• **Task details**: Every line below should be copied exactly; drop the pictures.
---------------
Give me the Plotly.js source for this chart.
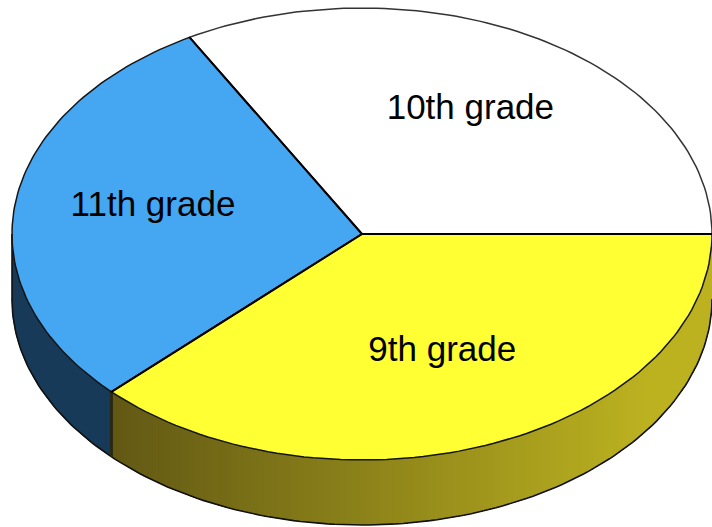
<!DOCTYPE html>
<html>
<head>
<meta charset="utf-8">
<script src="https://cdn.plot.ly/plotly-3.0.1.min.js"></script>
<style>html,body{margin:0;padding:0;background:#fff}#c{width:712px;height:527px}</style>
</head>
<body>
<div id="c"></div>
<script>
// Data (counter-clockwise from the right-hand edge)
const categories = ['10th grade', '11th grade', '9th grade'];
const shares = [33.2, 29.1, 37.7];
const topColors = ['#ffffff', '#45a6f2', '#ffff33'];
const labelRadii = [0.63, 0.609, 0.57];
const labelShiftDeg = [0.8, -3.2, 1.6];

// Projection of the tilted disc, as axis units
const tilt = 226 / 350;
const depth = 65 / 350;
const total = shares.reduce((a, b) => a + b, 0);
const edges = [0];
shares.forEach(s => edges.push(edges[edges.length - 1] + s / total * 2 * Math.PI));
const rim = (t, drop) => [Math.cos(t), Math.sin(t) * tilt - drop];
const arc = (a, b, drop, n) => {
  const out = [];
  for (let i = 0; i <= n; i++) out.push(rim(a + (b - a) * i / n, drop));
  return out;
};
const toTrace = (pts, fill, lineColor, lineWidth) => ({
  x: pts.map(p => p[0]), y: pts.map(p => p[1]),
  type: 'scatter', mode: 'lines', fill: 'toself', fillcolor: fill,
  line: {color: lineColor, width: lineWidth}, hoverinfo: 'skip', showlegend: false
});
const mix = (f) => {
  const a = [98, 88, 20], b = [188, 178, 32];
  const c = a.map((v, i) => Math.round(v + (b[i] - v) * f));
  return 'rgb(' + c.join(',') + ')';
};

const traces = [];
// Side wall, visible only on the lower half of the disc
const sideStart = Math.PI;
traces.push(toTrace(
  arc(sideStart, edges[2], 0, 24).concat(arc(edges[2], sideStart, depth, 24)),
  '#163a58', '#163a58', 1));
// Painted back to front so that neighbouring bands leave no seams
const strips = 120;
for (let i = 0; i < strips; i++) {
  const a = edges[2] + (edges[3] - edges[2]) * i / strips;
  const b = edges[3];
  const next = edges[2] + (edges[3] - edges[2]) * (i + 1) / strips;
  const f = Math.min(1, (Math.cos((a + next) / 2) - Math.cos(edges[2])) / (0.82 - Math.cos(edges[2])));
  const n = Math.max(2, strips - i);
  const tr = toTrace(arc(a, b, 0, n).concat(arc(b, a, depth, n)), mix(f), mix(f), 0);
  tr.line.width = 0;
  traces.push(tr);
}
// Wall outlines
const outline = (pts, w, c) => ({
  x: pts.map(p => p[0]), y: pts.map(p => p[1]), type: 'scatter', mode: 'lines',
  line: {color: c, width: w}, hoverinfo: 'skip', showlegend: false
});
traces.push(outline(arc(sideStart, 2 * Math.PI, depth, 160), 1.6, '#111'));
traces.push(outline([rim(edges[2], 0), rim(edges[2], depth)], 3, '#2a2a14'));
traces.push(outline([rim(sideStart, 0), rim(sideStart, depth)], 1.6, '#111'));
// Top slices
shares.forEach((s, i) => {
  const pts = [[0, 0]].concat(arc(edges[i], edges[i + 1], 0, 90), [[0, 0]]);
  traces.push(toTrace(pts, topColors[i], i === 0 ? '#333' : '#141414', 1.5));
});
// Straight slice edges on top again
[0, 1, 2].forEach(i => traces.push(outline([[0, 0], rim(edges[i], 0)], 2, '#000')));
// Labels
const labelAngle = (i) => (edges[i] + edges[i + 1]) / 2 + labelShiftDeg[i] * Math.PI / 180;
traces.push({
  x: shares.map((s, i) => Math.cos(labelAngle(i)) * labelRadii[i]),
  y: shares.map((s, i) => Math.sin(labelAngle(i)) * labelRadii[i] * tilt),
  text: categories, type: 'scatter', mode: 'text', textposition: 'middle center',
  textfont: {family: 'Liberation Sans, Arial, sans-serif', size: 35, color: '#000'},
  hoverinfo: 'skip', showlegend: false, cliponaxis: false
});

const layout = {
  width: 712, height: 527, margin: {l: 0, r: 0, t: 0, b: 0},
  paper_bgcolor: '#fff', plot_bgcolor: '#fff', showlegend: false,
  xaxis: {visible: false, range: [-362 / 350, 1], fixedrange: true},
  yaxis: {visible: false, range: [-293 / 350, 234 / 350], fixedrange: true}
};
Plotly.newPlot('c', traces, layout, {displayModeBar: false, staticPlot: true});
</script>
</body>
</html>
---------------
• **Output for this task**:
Give me the Plotly.js source for this chart.
<!DOCTYPE html>
<html>
<head>
<meta charset="utf-8">
<script src="https://cdn.plot.ly/plotly-3.0.1.min.js"></script>
<style>html,body{margin:0;padding:0;background:#fff}#c{width:712px;height:527px}</style>
</head>
<body>
<div id="c"></div>
<script>
// Data (counter-clockwise from the right-hand edge)
const categories = ['10th grade', '11th grade', '9th grade'];
const shares = [33.2, 29.1, 37.7];
const topColors = ['#ffffff', '#45a6f2', '#ffff33'];
const labelRadii = [0.63, 0.609, 0.57];
const labelShiftDeg = [0.8, -3.2, 1.6];

// Projection of the tilted disc, as axis units
const tilt = 226 / 350;
const depth = 65 / 350;
const total = shares.reduce((a, b) => a + b, 0);
const edges = [0];
shares.forEach(s => edges.push(edges[edges.length - 1] + s / total * 2 * Math.PI));
const rim = (t, drop) => [Math.cos(t), Math.sin(t) * tilt - drop];
const arc = (a, b, drop, n) => {
  const out = [];
  for (let i = 0; i <= n; i++) out.push(rim(a + (b - a) * i / n, drop));
  return out;
};
const toTrace = (pts, fill, lineColor, lineWidth) => ({
  x: pts.map(p => p[0]), y: pts.map(p => p[1]),
  type: 'scatter', mode: 'lines', fill: 'toself', fillcolor: fill,
  line: {color: lineColor, width: lineWidth}, hoverinfo: 'skip', showlegend: false
});
const mix = (f) => {
  const a = [98, 88, 20], b = [188, 178, 32];
  const c = a.map((v, i) => Math.round(v + (b[i] - v) * f));
  return 'rgb(' + c.join(',') + ')';
};

const traces = [];
// Side wall, visible only on the lower half of the disc
const sideStart = Math.PI;
traces.push(toTrace(
  arc(sideStart, edges[2], 0, 24).concat(arc(edges[2], sideStart, depth, 24)),
  '#163a58', '#163a58', 1));
// Painted back to front so that neighbouring bands leave no seams
const strips = 120;
for (let i = 0; i < strips; i++) {
  const a = edges[2] + (edges[3] - edges[2]) * i / strips;
  const b = edges[3];
  const next = edges[2] + (edges[3] - edges[2]) * (i + 1) / strips;
  const f = Math.min(1, (Math.cos((a + next) / 2) - Math.cos(edges[2])) / (0.82 - Math.cos(edges[2])));
  const n = Math.max(2, strips - i);
  const tr = toTrace(arc(a, b, 0, n).concat(arc(b, a, depth, n)), mix(f), mix(f), 0);
  tr.line.width = 0;
  traces.push(tr);
}
// Wall outlines
const outline = (pts, w, c) => ({
  x: pts.map(p => p[0]), y: pts.map(p => p[1]), type: 'scatter', mode: 'lines',
  line: {color: c, width: w}, hoverinfo: 'skip', showlegend: false
});
traces.push(outline(arc(sideStart, 2 * Math.PI, depth, 160), 1.6, '#111'));
traces.push(outline([rim(edges[2], 0), rim(edges[2], depth)], 3, '#2a2a14'));
traces.push(outline([rim(sideStart, 0), rim(sideStart, depth)], 1.6, '#111'));
// Top slices
shares.forEach((s, i) => {
  const pts = [[0, 0]].concat(arc(edges[i], edges[i + 1], 0, 90), [[0, 0]]);
  traces.push(toTrace(pts, topColors[i], i === 0 ? '#333' : '#141414', 1.5));
});
// Straight slice edges on top again
[0, 1, 2].forEach(i => traces.push(outline([[0, 0], rim(edges[i], 0)], 2, '#000')));
// Labels
const labelAngle = (i) => (edges[i] + edges[i + 1]) / 2 + labelShiftDeg[i] * Math.PI / 180;
traces.push({
  x: shares.map((s, i) => Math.cos(labelAngle(i)) * labelRadii[i]),
  y: shares.map((s, i) => Math.sin(labelAngle(i)) * labelRadii[i] * tilt),
  text: categories, type: 'scatter', mode: 'text', textposition: 'middle center',
  textfont: {family: 'Liberation Sans, Arial, sans-serif', size: 35, color: '#000'},
  hoverinfo: 'skip', showlegend: false, cliponaxis: false
});

const layout = {
  width: 712, height: 527, margin: {l: 0, r: 0, t: 0, b: 0},
  paper_bgcolor: '#fff', plot_bgcolor: '#fff', showlegend: false,
  xaxis: {visible: false, range: [-362 / 350, 1], fixedrange: true},
  yaxis: {visible: false, range: [-293 / 350, 234 / 350], fixedrange: true}
};
Plotly.newPlot('c', traces, layout, {displayModeBar: false, staticPlot: true});
</script>
</body>
</html>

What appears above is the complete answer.